Сойдя с эстрады, она в какой-то миг осталась одна, черная, высокая, царственная женщина, за которой волочилась незримая мантия славы, горя, больших утрат, больших обид. Я подошла к ней, сказала:
– Мы не знакомы с вами, но я решилась поблагодарить вас за то, что вы вернулись, за то, что вы существуете, пишете, живете.
Она улыбнулась и протянула руку.
– Ну, так будем знакомы, – ответила она.
Я назвала свою фамилию и коротко – но, конечно, взволнованно, конечно, порывисто – заговорила с нею: о том, что она была песнью молодости моего поколения, что жила со мною долго и неизменно, что была со мною и с нами во время осады города и распятия его, что теперь, после ее возвращения, петербургский пейзаж города завершил свое воскресение и стал прежним.
– Вы потеряли кого-нибудь из близких? – спросила она.
Я сказала о маме, о брате в далекой армии – о том, что я одна, что кругом призраки.
Подумав, она посмотрела в сторону и согласилась:
– Вы правы. В городе только призраки[897]…
Через некоторое время в Доме писателя был творческий вечер Ахматовой.
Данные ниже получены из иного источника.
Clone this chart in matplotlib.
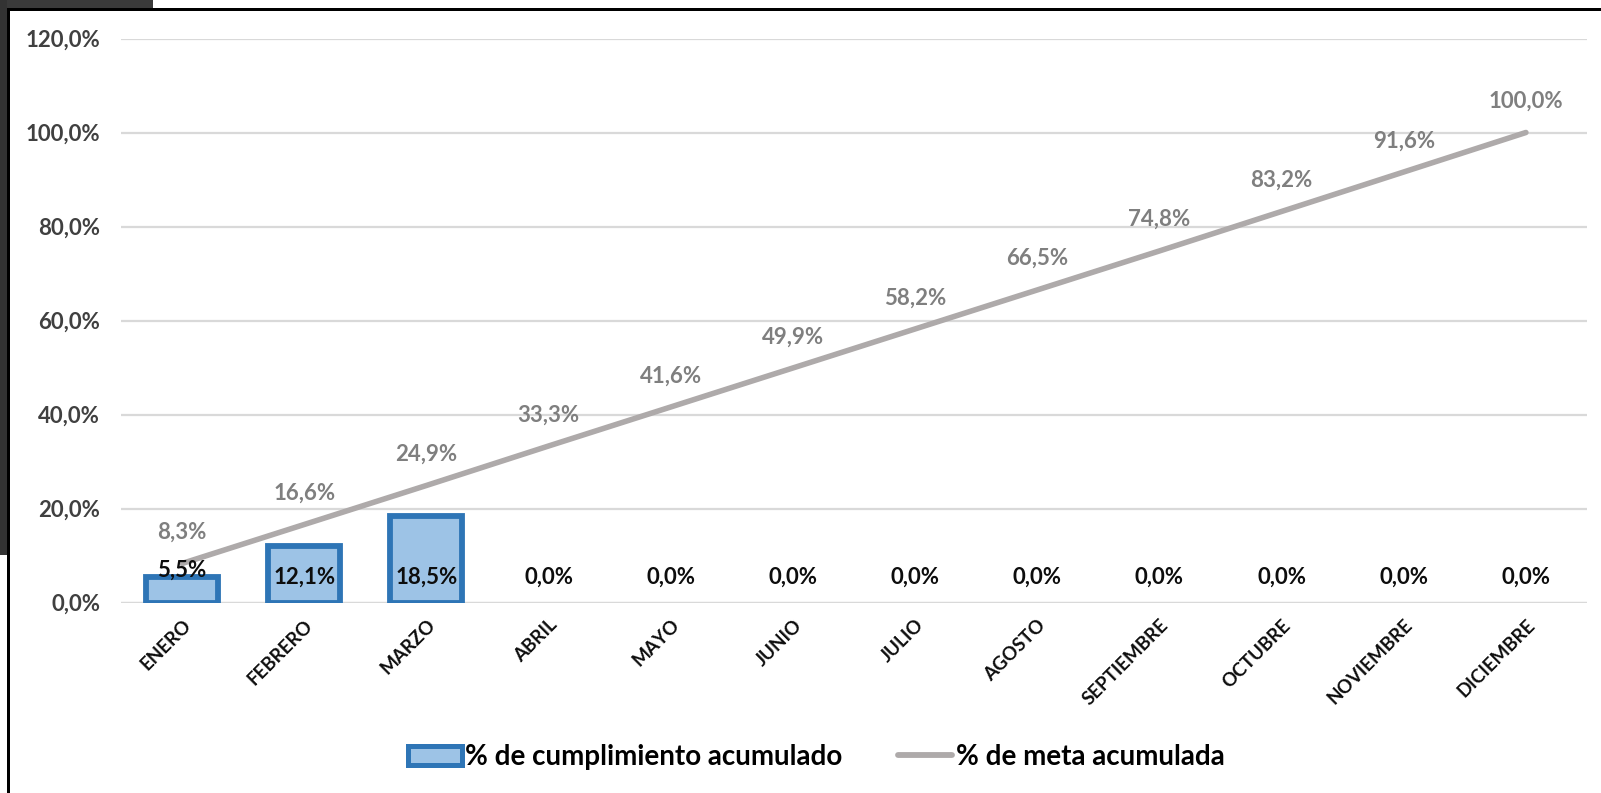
import matplotlib
matplotlib.use("Agg")
import matplotlib.pyplot as plt
import numpy as np
from matplotlib.patches import Patch, Rectangle
from matplotlib.lines import Line2D
from matplotlib.transforms import ScaledTranslation

# datos del grafico
meses = ['ENERO', 'FEBRERO', 'MARZO', 'ABRIL', 'MAYO', 'JUNIO', 'JULIO',
         'AGOSTO', 'SEPTIEMBRE', 'OCTUBRE', 'NOVIEMBRE', 'DICIEMBRE']
cumplimiento = [0.055, 0.121, 0.185, 0, 0, 0, 0, 0, 0, 0, 0, 0]
meta = [0.083, 0.166, 0.249, 0.333, 0.416, 0.499, 0.582, 0.665, 0.748, 0.832, 0.916, 1.0]
yticks = [0, 0.2, 0.4, 0.6, 0.8, 1.0, 1.2]

plt.rcParams['font.family'] = ['Lato', 'DejaVu Sans']

W, H = 1601, 793
fig = plt.figure(figsize=(W / 100, H / 100), dpi=100)
fig.patch.set_facecolor('white')

def fx(px):
    return px / W

def fy(py):
    return 1 - py / H

ax = fig.add_axes([fx(121), fy(602.5), fx(1587) - fx(121), fy(38.5) - fy(602.5)])

x = np.arange(len(meses))
# las barras en cero no se ven en el original
anchos = [4.2 if v > 0 else 0 for v in cumplimiento]
ax.bar(x, cumplimiento, width=0.59, color='#9DC3E6', edgecolor='#2E75B6',
       linewidth=anchos, zorder=3)
ax.plot(x, meta, color='#AEAAAA', linewidth=4.0, solid_capstyle='round', zorder=4)

def fmt(v):
    return f'{v * 100:.1f}%'.replace('.', ',')

# etiquetas de la meta
for i, v in enumerate(meta):
    ax.annotate(fmt(v), (i, v), xytext=(0, 22.5), textcoords='offset points',
                ha='center', va='center', fontsize=16, fontweight='bold',
                color='#7F7F7F', zorder=5)

# etiquetas de las barras
for i, v in enumerate(cumplimiento):
    if 0 < v < 0.1:
        yl = v + 0.014
    else:
        yl = 0.053
    ax.text(i, yl, fmt(v), ha='center', va='center', fontsize=16,
            fontweight='bold', color='#0D0D0D', zorder=6)

ax.set_xlim(-0.5, len(meses) - 0.5)
ax.set_ylim(0, 1.2)
ax.set_yticks(yticks)
ax.set_yticklabels([fmt(t) for t in yticks])
ax.set_xticks(x)
ax.set_xticklabels(meses, rotation=45, ha='right', va='top', rotation_mode='anchor')
for lbl in ax.get_xticklabels():
    lbl.set_fontsize(13.5)
    lbl.set_fontweight('bold')
    lbl.set_color('#0D0D0D')
    lbl.set_transform(lbl.get_transform() + ScaledTranslation(0.07, 0, fig.dpi_scale_trans))
for lbl in ax.get_yticklabels():
    lbl.set_fontsize(16)
    lbl.set_fontweight('bold')
    lbl.set_color('#404040')

ax.tick_params(axis='x', length=0, pad=10)
ax.tick_params(axis='y', length=0, pad=15)
ax.grid(axis='y', color='#D9D9D9', linewidth=1.6, zorder=0)
ax.set_axisbelow(True)
for s in ax.spines.values():
    s.set_visible(False)
ax.axhline(0, color='#D9D9D9', linewidth=1.6, zorder=2)

handles = [Patch(facecolor='#9DC3E6', edgecolor='#2E75B6', linewidth=3.6),
           Line2D([0], [0], color='#AEAAAA', linewidth=4.2, solid_capstyle='round')]
fig.legend(handles, ['% de cumplimiento acumulado', '% de meta acumulada'],
           loc='center', bbox_to_anchor=(fx(816), fy(757)), ncol=2, frameon=False,
           prop={'size': 20, 'weight': 'bold'},
           handlelength=1.95, handleheight=0.65,
           handletextpad=0.12, columnspacing=2.0)

# bordes de la captura
fig.patches.append(Rectangle((0, fy(8)), fx(153), 1 - fy(8), transform=fig.transFigure,
                             facecolor='#3A3A3A', edgecolor='none', zorder=0))
fig.patches.append(Rectangle((0, fy(555)), fx(7), fy(0) - fy(555), transform=fig.transFigure,
                             facecolor='#333333', edgecolor='none', zorder=0))
fig.patches.append(Rectangle((fx(7), 0), fx(3), fy(8), transform=fig.transFigure,
                             facecolor='black', edgecolor='none', zorder=1))
fig.patches.append(Rectangle((fx(7), fy(11)), 1 - fx(7), fy(8) - fy(11), transform=fig.transFigure,
                             facecolor='black', edgecolor='none', zorder=1))

fig.savefig('out.png', dpi=100)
Была уйма народу – пришла и Анта, и Ксения, и Гнедич, и подтянутый, какой-то подкрахмаленный Могилянский, похожий на переодетого священника, и Хмельницкая – и кто-то еще.
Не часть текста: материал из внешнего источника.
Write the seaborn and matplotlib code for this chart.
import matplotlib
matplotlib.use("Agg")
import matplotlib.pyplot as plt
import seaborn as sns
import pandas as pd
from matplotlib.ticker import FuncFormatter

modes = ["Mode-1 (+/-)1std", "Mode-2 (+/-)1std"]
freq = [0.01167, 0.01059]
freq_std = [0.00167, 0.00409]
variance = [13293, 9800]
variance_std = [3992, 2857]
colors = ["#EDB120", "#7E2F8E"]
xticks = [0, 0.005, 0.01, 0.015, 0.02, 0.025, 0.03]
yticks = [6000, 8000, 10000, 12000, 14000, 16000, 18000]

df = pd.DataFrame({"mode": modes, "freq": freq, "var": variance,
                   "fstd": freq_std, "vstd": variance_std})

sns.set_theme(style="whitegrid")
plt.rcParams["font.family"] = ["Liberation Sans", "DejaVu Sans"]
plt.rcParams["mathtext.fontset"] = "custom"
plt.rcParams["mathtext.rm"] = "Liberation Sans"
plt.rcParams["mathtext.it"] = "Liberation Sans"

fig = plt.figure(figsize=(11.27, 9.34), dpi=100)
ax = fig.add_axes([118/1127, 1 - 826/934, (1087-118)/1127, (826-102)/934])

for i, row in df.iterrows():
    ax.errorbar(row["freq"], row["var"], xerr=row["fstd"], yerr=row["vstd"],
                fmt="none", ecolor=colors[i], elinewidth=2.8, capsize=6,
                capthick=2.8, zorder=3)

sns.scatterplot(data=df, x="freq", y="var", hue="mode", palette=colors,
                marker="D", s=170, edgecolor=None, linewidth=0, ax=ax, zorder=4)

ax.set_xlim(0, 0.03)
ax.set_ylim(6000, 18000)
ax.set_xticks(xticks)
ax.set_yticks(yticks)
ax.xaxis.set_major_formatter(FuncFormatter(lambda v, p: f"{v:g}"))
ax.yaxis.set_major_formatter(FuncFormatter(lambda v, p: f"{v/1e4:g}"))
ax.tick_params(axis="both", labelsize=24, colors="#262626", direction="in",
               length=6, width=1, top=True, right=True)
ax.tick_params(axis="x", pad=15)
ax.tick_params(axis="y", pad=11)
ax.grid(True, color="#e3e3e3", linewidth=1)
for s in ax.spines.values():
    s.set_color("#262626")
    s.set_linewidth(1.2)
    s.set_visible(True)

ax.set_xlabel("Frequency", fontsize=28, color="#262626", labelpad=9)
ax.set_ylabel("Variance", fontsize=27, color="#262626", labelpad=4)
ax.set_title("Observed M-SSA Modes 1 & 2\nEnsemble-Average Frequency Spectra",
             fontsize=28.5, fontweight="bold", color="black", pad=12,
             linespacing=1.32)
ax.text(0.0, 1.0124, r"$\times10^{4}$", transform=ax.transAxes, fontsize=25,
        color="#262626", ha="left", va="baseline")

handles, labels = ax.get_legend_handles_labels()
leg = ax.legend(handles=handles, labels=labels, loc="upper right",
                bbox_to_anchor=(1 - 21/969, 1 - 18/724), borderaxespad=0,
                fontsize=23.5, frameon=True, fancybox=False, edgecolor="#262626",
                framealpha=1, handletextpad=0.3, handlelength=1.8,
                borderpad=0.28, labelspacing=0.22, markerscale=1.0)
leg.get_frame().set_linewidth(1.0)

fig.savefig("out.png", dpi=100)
На эстраде Ахматова, средневековая, черная и прекрасная, мудро и благородно несущая в старость свою женскую прелесть и странное очарование древней статуи и змеи, сидела между Саяновым и Лихаревым.
– Они похожи на урядников! – сказала Ксения. – А женщину эту можно обожать, знаешь, совсем по-институтски!
Глядя на такое окружение, мне пришло в голову, что следовало бы написать картину и назвать ее «Арест государыни».
После чтения был перерыв, все пошли курить до начала второй части вечера: обсуждения писательской общественностью.
На площадке белой лестницы мы стояли с Ксенией и Антой. Гнедич с кем-то разговаривала. Мимо прошел Могилянский, направляясь к спуску.
– Вы остаетесь? – спросил он. – А я ухожу! Кощунством будет остаться и слушать, что будут говорить о ней. Словно кто-то может что-то сказать! Я ухожу!